_WHAT THE TASK REQUIRES:_
Pictures stay out of the copy; restate everything else in the material exactly.

*****

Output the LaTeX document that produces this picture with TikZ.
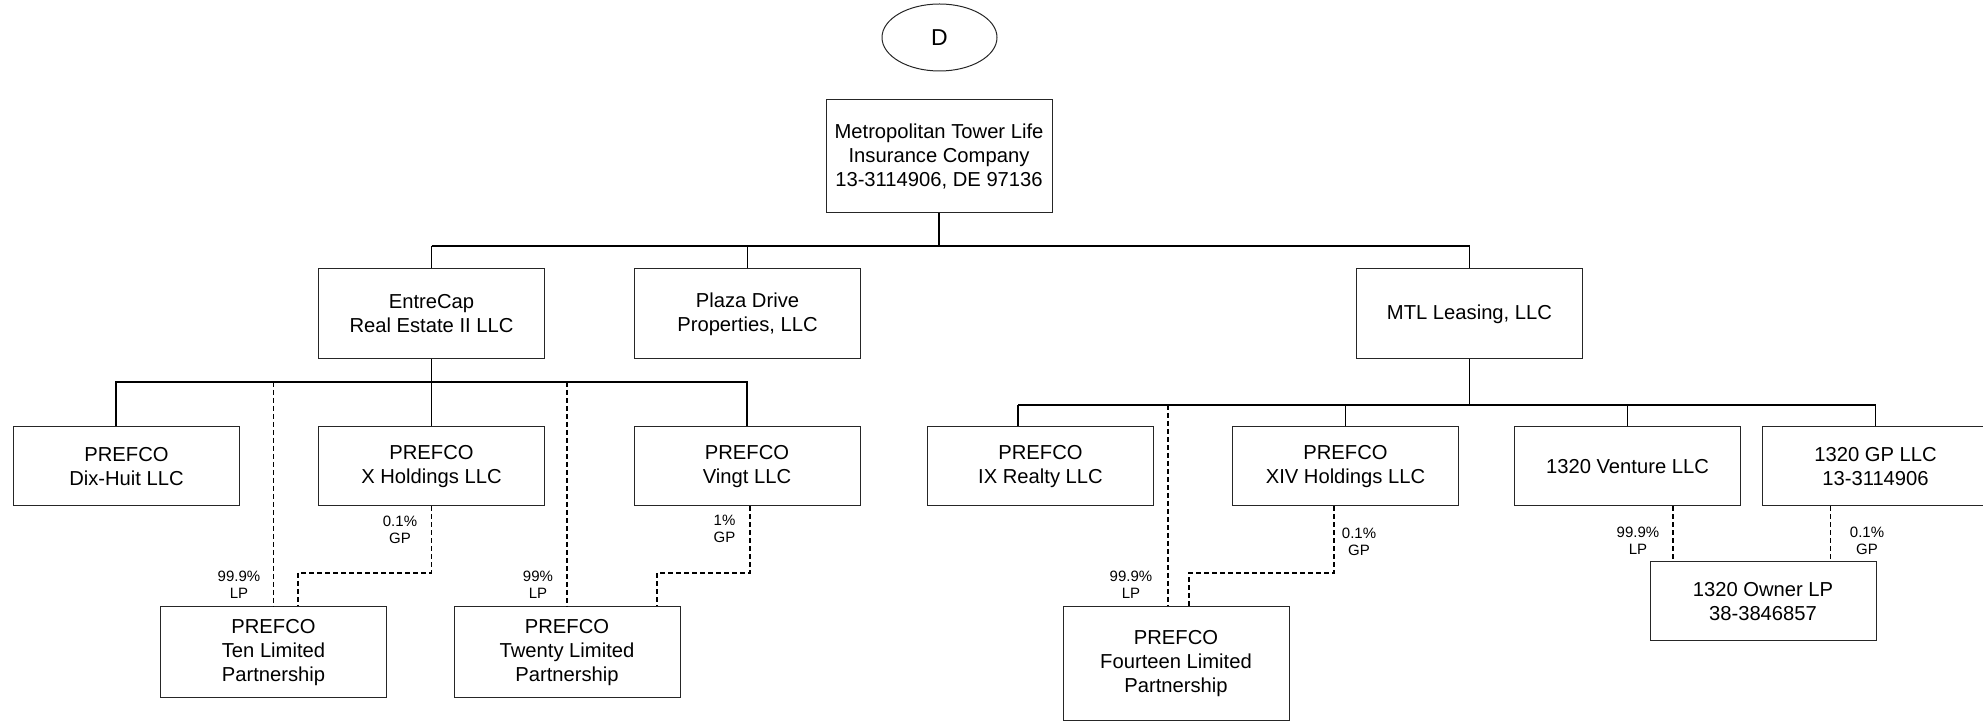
\documentclass[tikz,border=0pt]{standalone}
\usepackage{fontspec}
\setmainfont{Liberation Sans}
\usetikzlibrary{calc, shapes.geometric}

\begin{document}
\begin{tikzpicture}[x=0.5pt, y=-0.5pt]
			\tikzstyle{entity} = [draw=black!85, line width=0.5pt, rectangle, align=center, minimum width=113pt, inner sep=2pt, font=\fontsize{10.1}{12}\selectfont]
			\tikzstyle{pct} = [align=center, inner sep=0pt, font=\fontsize{7.5}{8.5}\selectfont]
			\tikzstyle{bus} = [line width=0.9pt]
			\tikzstyle{link} = [line width=0.6pt]
			\tikzstyle{own} = [line width=0.65pt, dash pattern=on 2.5pt off 1.5pt]
			
			\useasboundingbox (0, 0) rectangle (1983, 721);
			
			\node[draw=black!85, line width=0.5pt, ellipse, minimum width=57.5pt, minimum height=33.5pt, inner sep=0pt, font=\fontsize{11.5}{13}\selectfont] at (939.5, 37.5) (tag) {D};
			
			\node[entity, minimum height=56.5pt] 	at (939, 156) 		(metro) 	{Metropolitan Tower Life\\Insurance Company\\13-3114906, DE 97136};
			
			\node[entity, minimum height=45pt] 	at (431.5, 314) 	(entre) 	{EntreCap\\Real Estate II LLC};
			\node[entity, minimum height=45pt] 	at (747.5, 314) 	(plaza) 	{Plaza Drive\\Properties, LLC};
			\node[entity, minimum height=45pt] 	at (1469.5, 314) 	(mtl) 		{MTL Leasing, LLC};
			
			\node[entity, minimum height=39.5pt] 	at (126.5, 466.5) 	(dix) 		{PREFCO\\Dix-Huit LLC};
			\node[entity, minimum height=39.5pt] 	at (431.5, 466.5) 	(xhold) 	{PREFCO\\X Holdings LLC};
			\node[entity, minimum height=39.5pt] 	at (747, 466.5) 	(vingt) 	{PREFCO\\Vingt LLC};
			\node[entity, minimum height=39.5pt] 	at (1040.5, 466.5) 	(ixr) 		{PREFCO\\IX Realty LLC};
			\node[entity, minimum height=39.5pt] 	at (1345.5, 466.5) 	(xiv) 		{PREFCO\\XIV Holdings LLC};
			\node[entity, minimum height=39.5pt] 	at (1627.5, 466.5) 	(venture) 	{1320 Venture LLC};
			\node[entity, minimum height=39.5pt] 	at (1875.5, 466.5) 	(gp) 		{1320 GP LLC\\13-3114906};
			
			\node[entity, minimum height=45.5pt] 	at (273.5, 652.5) 	(ten) 		{PREFCO\\Ten Limited\\Partnership};
			\node[entity, minimum height=45.5pt] 	at (567, 652.5) 	(twenty) 	{PREFCO\\Twenty Limited\\Partnership};
			\node[entity, minimum height=56.5pt] 	at (1176, 663.5) 	(fourteen) 	{PREFCO\\Fourteen Limited\\Partnership};
			\node[entity, minimum height=39.5pt] 	at (1763, 601.5) 	(owner) 	{1320 Owner LP\\38-3846857};
			
			% bus levels
			\coordinate (top) at (939, 246);
			\coordinate (ebus) at (435, 382);
			\coordinate (mbus) at (1469.5, 405);
			\coordinate (jog) at (0, 573);
			
			% top level
			\draw[link] (metro.south) -- (top);
			\draw[bus] (entre.north |- top) -- (mtl.north |- top);
			\draw[line width=1.3pt] ($(top)+(26,0)$) -- ($(top)+(83,0)$);
			\draw[bus] (entre.north |- top) -- (entre.north);
			\draw[link] (plaza.north |- top) -- (plaza.north);
			\draw[link] (mtl.north |- top) -- (mtl.north);
			
			% EntreCap
			\draw[bus] (entre.south) -- (xhold.north);
			\draw[bus] ($(dix.north)+(-10.5,0)$) |- (vingt.north |- ebus) -- (vingt.north);
			
			% MTL Leasing
			\draw[link] (mtl.south) -- (mbus);
			\draw[bus] ($(ixr.north |- mbus)+(-22.5,0)$) -- (gp.north |- mbus);
			\draw[bus] ($(ixr.north |- mbus)+(-22.5,0)$) -- ($(ixr.north)+(-22.5,0)$);
			\draw[link] (xiv.north |- mbus) -- (xiv.north);
			\draw[link] (venture.north |- mbus) -- (venture.north);
			\draw[bus] (gp.north |- mbus) -- (gp.north);
			
			% partnership interests
			\draw[own] (ten.north |- ebus) -- (ten.north);
			\draw[own] (xhold.south) -- (xhold.south |- jog) -| ($(ten.north)+(24.5,0)$);
			\draw[own] (twenty.north |- ebus) -- (twenty.north);
			\draw[own] ($(vingt.south)+(3,0)$) -- ($(vingt.south |- jog)+(3,0)$) -| ($(twenty.north)+(90,0)$);
			\draw[own] ($(fourteen.north |- mbus)+(-8,0)$) -- ($(fourteen.north)+(-8,0)$);
			\draw[own] ($(xiv.south)+(-11.5,0)$) -- ($(xiv.south |- jog)+(-11.5,0)$) -| ($(fourteen.north)+(13,0)$);
			\draw[own] ($(venture.south)+(45.5,0)$) -- ($(owner.north)+(-90,0)$);
			\draw[own] ($(gp.south)+(-45,0)$) -- ($(owner.north)+(67.5,0)$);
			
			\node[pct] at (400, 529.5) 	(xgp) 	{0.1\%\\GP};
			\node[pct] at (239, 585) 	(tenlp) 	{99.9\%\\LP};
			\node[pct] at (538, 585) 	(twlp) 	{99\%\\LP};
			\node[pct] at (724.5, 528.5) 	(vgp) 	{1\%\\GP};
			\node[pct] at (1131, 585) 	(ftlp) 	{99.9\%\\LP};
			\node[pct] at (1359, 541.5) 	(xivgp) 	{0.1\%\\GP};
			\node[pct] at (1638, 540.5) 	(owlp) 	{99.9\%\\LP};
			\node[pct] at (1867, 540.5) 	(owgp) 	{0.1\%\\GP};
\end{tikzpicture}
\end{document}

*****

_ANSWER FOR THIS EXERCISE:_
Output the LaTeX document that produces this picture with TikZ.
\documentclass[tikz,border=0pt]{standalone}
\usepackage{fontspec}
\setmainfont{Liberation Sans}
\usetikzlibrary{calc, shapes.geometric}

\begin{document}
\begin{tikzpicture}[x=0.5pt, y=-0.5pt]
			\tikzstyle{entity} = [draw=black!85, line width=0.5pt, rectangle, align=center, minimum width=113pt, inner sep=2pt, font=\fontsize{10.1}{12}\selectfont]
			\tikzstyle{pct} = [align=center, inner sep=0pt, font=\fontsize{7.5}{8.5}\selectfont]
			\tikzstyle{bus} = [line width=0.9pt]
			\tikzstyle{link} = [line width=0.6pt]
			\tikzstyle{own} = [line width=0.65pt, dash pattern=on 2.5pt off 1.5pt]
			
			\useasboundingbox (0, 0) rectangle (1983, 721);
			
			\node[draw=black!85, line width=0.5pt, ellipse, minimum width=57.5pt, minimum height=33.5pt, inner sep=0pt, font=\fontsize{11.5}{13}\selectfont] at (939.5, 37.5) (tag) {D};
			
			\node[entity, minimum height=56.5pt] 	at (939, 156) 		(metro) 	{Metropolitan Tower Life\\Insurance Company\\13-3114906, DE 97136};
			
			\node[entity, minimum height=45pt] 	at (431.5, 314) 	(entre) 	{EntreCap\\Real Estate II LLC};
			\node[entity, minimum height=45pt] 	at (747.5, 314) 	(plaza) 	{Plaza Drive\\Properties, LLC};
			\node[entity, minimum height=45pt] 	at (1469.5, 314) 	(mtl) 		{MTL Leasing, LLC};
			
			\node[entity, minimum height=39.5pt] 	at (126.5, 466.5) 	(dix) 		{PREFCO\\Dix-Huit LLC};
			\node[entity, minimum height=39.5pt] 	at (431.5, 466.5) 	(xhold) 	{PREFCO\\X Holdings LLC};
			\node[entity, minimum height=39.5pt] 	at (747, 466.5) 	(vingt) 	{PREFCO\\Vingt LLC};
			\node[entity, minimum height=39.5pt] 	at (1040.5, 466.5) 	(ixr) 		{PREFCO\\IX Realty LLC};
			\node[entity, minimum height=39.5pt] 	at (1345.5, 466.5) 	(xiv) 		{PREFCO\\XIV Holdings LLC};
			\node[entity, minimum height=39.5pt] 	at (1627.5, 466.5) 	(venture) 	{1320 Venture LLC};
			\node[entity, minimum height=39.5pt] 	at (1875.5, 466.5) 	(gp) 		{1320 GP LLC\\13-3114906};
			
			\node[entity, minimum height=45.5pt] 	at (273.5, 652.5) 	(ten) 		{PREFCO\\Ten Limited\\Partnership};
			\node[entity, minimum height=45.5pt] 	at (567, 652.5) 	(twenty) 	{PREFCO\\Twenty Limited\\Partnership};
			\node[entity, minimum height=56.5pt] 	at (1176, 663.5) 	(fourteen) 	{PREFCO\\Fourteen Limited\\Partnership};
			\node[entity, minimum height=39.5pt] 	at (1763, 601.5) 	(owner) 	{1320 Owner LP\\38-3846857};
			
			% bus levels
			\coordinate (top) at (939, 246);
			\coordinate (ebus) at (435, 382);
			\coordinate (mbus) at (1469.5, 405);
			\coordinate (jog) at (0, 573);
			
			% top level
			\draw[link] (metro.south) -- (top);
			\draw[bus] (entre.north |- top) -- (mtl.north |- top);
			\draw[line width=1.3pt] ($(top)+(26,0)$) -- ($(top)+(83,0)$);
			\draw[bus] (entre.north |- top) -- (entre.north);
			\draw[link] (plaza.north |- top) -- (plaza.north);
			\draw[link] (mtl.north |- top) -- (mtl.north);
			
			% EntreCap
			\draw[bus] (entre.south) -- (xhold.north);
			\draw[bus] ($(dix.north)+(-10.5,0)$) |- (vingt.north |- ebus) -- (vingt.north);
			
			% MTL Leasing
			\draw[link] (mtl.south) -- (mbus);
			\draw[bus] ($(ixr.north |- mbus)+(-22.5,0)$) -- (gp.north |- mbus);
			\draw[bus] ($(ixr.north |- mbus)+(-22.5,0)$) -- ($(ixr.north)+(-22.5,0)$);
			\draw[link] (xiv.north |- mbus) -- (xiv.north);
			\draw[link] (venture.north |- mbus) -- (venture.north);
			\draw[bus] (gp.north |- mbus) -- (gp.north);
			
			% partnership interests
			\draw[own] (ten.north |- ebus) -- (ten.north);
			\draw[own] (xhold.south) -- (xhold.south |- jog) -| ($(ten.north)+(24.5,0)$);
			\draw[own] (twenty.north |- ebus) -- (twenty.north);
			\draw[own] ($(vingt.south)+(3,0)$) -- ($(vingt.south |- jog)+(3,0)$) -| ($(twenty.north)+(90,0)$);
			\draw[own] ($(fourteen.north |- mbus)+(-8,0)$) -- ($(fourteen.north)+(-8,0)$);
			\draw[own] ($(xiv.south)+(-11.5,0)$) -- ($(xiv.south |- jog)+(-11.5,0)$) -| ($(fourteen.north)+(13,0)$);
			\draw[own] ($(venture.south)+(45.5,0)$) -- ($(owner.north)+(-90,0)$);
			\draw[own] ($(gp.south)+(-45,0)$) -- ($(owner.north)+(67.5,0)$);
			
			\node[pct] at (400, 529.5) 	(xgp) 	{0.1\%\\GP};
			\node[pct] at (239, 585) 	(tenlp) 	{99.9\%\\LP};
			\node[pct] at (538, 585) 	(twlp) 	{99\%\\LP};
			\node[pct] at (724.5, 528.5) 	(vgp) 	{1\%\\GP};
			\node[pct] at (1131, 585) 	(ftlp) 	{99.9\%\\LP};
			\node[pct] at (1359, 541.5) 	(xivgp) 	{0.1\%\\GP};
			\node[pct] at (1638, 540.5) 	(owlp) 	{99.9\%\\LP};
			\node[pct] at (1867, 540.5) 	(owgp) 	{0.1\%\\GP};
\end{tikzpicture}
\end{document}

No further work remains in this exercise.